Written request »
Your job is to return the lines between the line holding "Give me the D3.js source for this chart." and the line holding "d3.scaleBand().domain([0, 1]).range([-52.5, 52.5]).padding(0);", inclusive, exactly and with no pictures.

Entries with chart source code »
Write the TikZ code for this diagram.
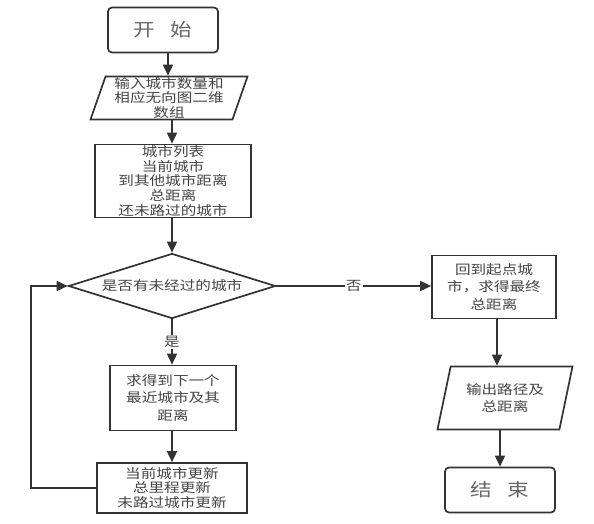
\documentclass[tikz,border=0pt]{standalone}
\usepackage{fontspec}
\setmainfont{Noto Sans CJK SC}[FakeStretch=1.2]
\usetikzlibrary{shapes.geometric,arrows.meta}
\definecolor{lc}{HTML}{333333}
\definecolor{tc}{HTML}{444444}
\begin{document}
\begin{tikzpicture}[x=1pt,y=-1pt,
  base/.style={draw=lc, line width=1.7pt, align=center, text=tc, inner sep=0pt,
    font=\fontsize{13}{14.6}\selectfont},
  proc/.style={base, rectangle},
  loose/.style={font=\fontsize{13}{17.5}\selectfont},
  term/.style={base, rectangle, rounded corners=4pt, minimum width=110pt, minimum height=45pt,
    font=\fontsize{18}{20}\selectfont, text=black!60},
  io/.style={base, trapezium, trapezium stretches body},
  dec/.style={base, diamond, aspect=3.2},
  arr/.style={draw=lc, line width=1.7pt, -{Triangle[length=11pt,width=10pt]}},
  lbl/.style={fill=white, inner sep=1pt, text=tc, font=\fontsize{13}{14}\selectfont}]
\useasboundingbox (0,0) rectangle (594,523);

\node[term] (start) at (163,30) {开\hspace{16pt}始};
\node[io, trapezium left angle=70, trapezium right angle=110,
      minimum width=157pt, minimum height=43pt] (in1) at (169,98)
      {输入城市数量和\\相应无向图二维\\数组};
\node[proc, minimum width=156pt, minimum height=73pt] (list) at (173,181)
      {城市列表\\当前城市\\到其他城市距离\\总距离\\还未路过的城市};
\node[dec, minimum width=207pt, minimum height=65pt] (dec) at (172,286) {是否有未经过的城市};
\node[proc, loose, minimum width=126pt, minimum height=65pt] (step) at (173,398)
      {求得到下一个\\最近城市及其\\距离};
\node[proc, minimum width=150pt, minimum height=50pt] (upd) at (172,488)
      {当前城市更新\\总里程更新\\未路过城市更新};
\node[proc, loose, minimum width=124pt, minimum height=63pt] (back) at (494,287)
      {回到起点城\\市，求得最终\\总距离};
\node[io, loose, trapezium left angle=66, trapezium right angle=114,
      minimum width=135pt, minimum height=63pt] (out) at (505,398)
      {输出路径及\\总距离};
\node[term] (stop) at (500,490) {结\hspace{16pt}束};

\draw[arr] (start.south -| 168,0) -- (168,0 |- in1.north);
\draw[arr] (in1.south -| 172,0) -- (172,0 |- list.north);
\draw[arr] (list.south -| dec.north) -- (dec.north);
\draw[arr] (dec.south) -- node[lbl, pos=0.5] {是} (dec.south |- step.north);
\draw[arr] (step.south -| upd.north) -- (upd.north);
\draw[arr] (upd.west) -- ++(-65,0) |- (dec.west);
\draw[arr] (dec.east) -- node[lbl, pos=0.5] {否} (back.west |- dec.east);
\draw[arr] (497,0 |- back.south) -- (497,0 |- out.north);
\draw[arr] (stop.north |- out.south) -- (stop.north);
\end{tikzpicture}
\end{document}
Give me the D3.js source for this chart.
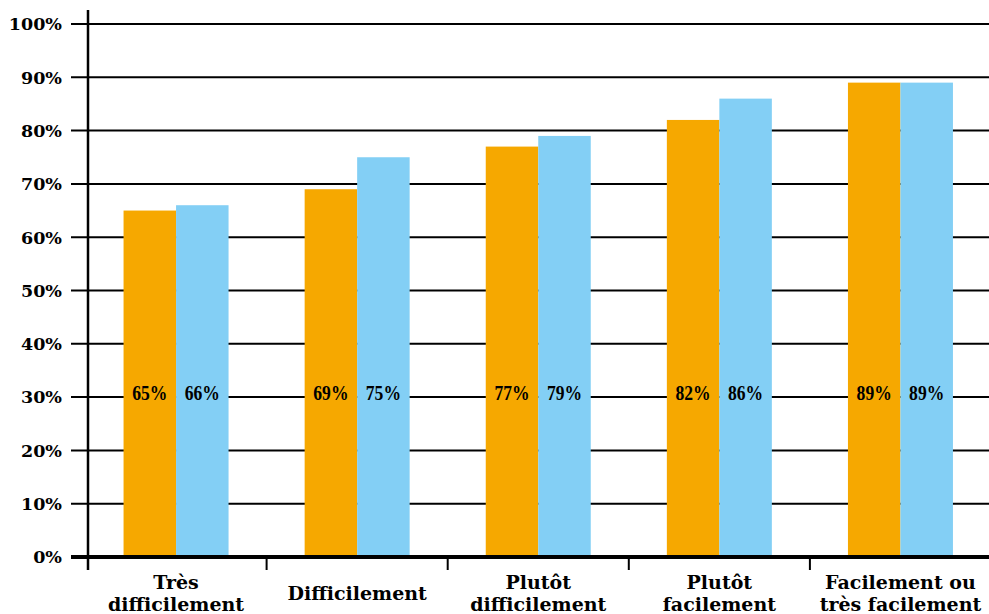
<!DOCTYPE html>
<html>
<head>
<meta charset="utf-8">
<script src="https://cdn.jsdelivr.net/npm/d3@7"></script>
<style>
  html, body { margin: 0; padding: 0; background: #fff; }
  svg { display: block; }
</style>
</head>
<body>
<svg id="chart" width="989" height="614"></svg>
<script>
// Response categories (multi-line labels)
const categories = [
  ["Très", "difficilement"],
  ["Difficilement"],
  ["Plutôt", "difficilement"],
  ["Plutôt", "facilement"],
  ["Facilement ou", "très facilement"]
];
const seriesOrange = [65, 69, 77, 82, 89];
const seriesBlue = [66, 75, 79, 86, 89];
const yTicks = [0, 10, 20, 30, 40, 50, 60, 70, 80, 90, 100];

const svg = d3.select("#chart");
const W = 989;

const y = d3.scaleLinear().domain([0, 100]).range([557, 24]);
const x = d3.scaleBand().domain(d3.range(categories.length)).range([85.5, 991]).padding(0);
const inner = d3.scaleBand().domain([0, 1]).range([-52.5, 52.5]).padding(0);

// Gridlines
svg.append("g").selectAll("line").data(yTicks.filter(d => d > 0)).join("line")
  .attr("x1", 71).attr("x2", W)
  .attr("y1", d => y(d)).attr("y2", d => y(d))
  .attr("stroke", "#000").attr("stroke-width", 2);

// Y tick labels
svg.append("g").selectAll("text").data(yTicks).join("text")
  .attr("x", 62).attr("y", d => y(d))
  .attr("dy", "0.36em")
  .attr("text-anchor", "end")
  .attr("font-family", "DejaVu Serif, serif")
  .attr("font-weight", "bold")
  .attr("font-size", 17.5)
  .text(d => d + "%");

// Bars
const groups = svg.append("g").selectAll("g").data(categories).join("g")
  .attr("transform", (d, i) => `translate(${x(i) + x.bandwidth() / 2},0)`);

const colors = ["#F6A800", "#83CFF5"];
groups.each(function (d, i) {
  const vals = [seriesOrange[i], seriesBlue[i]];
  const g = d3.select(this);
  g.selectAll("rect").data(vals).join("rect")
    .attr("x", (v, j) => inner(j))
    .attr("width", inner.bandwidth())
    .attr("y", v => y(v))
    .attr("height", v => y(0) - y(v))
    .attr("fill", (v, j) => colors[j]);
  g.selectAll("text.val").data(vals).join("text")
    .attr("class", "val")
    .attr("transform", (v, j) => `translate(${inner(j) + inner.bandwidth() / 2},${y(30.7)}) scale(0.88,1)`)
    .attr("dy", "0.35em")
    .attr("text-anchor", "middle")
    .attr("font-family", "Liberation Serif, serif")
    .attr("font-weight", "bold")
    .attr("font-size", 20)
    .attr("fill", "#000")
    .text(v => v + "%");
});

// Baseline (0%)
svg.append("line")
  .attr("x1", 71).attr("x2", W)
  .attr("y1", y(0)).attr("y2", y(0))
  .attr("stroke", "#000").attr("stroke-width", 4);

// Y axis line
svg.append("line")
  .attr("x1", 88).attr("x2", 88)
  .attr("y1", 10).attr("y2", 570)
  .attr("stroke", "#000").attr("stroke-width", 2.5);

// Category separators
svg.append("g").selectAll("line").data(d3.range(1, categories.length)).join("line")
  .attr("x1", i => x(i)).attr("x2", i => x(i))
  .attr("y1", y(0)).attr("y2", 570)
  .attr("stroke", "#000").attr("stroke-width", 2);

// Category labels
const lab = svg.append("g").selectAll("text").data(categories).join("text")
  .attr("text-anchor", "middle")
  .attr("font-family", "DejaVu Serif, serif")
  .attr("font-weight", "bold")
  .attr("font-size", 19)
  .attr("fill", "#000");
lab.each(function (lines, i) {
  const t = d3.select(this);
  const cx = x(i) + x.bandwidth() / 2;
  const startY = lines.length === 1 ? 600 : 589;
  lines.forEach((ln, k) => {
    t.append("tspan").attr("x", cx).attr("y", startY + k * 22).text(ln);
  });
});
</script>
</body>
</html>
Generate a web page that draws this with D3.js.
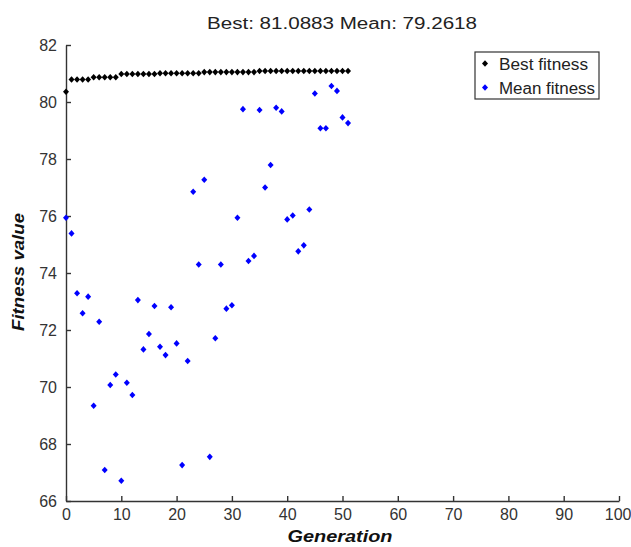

The result »
Give me the D3.js source for this chart.
<!DOCTYPE html>
<html>
<head>
<meta charset="utf-8">
<script src="https://cdn.jsdelivr.net/npm/d3@7"></script>
<style>
  html, body { margin: 0; padding: 0; background: #fff; }
  svg { display: block; }
</style>
</head>
<body>
<svg id="chart" width="989" height="614"></svg>
<script>
// Response categories (multi-line labels)
const categories = [
  ["Très", "difficilement"],
  ["Difficilement"],
  ["Plutôt", "difficilement"],
  ["Plutôt", "facilement"],
  ["Facilement ou", "très facilement"]
];
const seriesOrange = [65, 69, 77, 82, 89];
const seriesBlue = [66, 75, 79, 86, 89];
const yTicks = [0, 10, 20, 30, 40, 50, 60, 70, 80, 90, 100];

const svg = d3.select("#chart");
const W = 989;

const y = d3.scaleLinear().domain([0, 100]).range([557, 24]);
const x = d3.scaleBand().domain(d3.range(categories.length)).range([85.5, 991]).padding(0);
const inner = d3.scaleBand().domain([0, 1]).range([-52.5, 52.5]).padding(0);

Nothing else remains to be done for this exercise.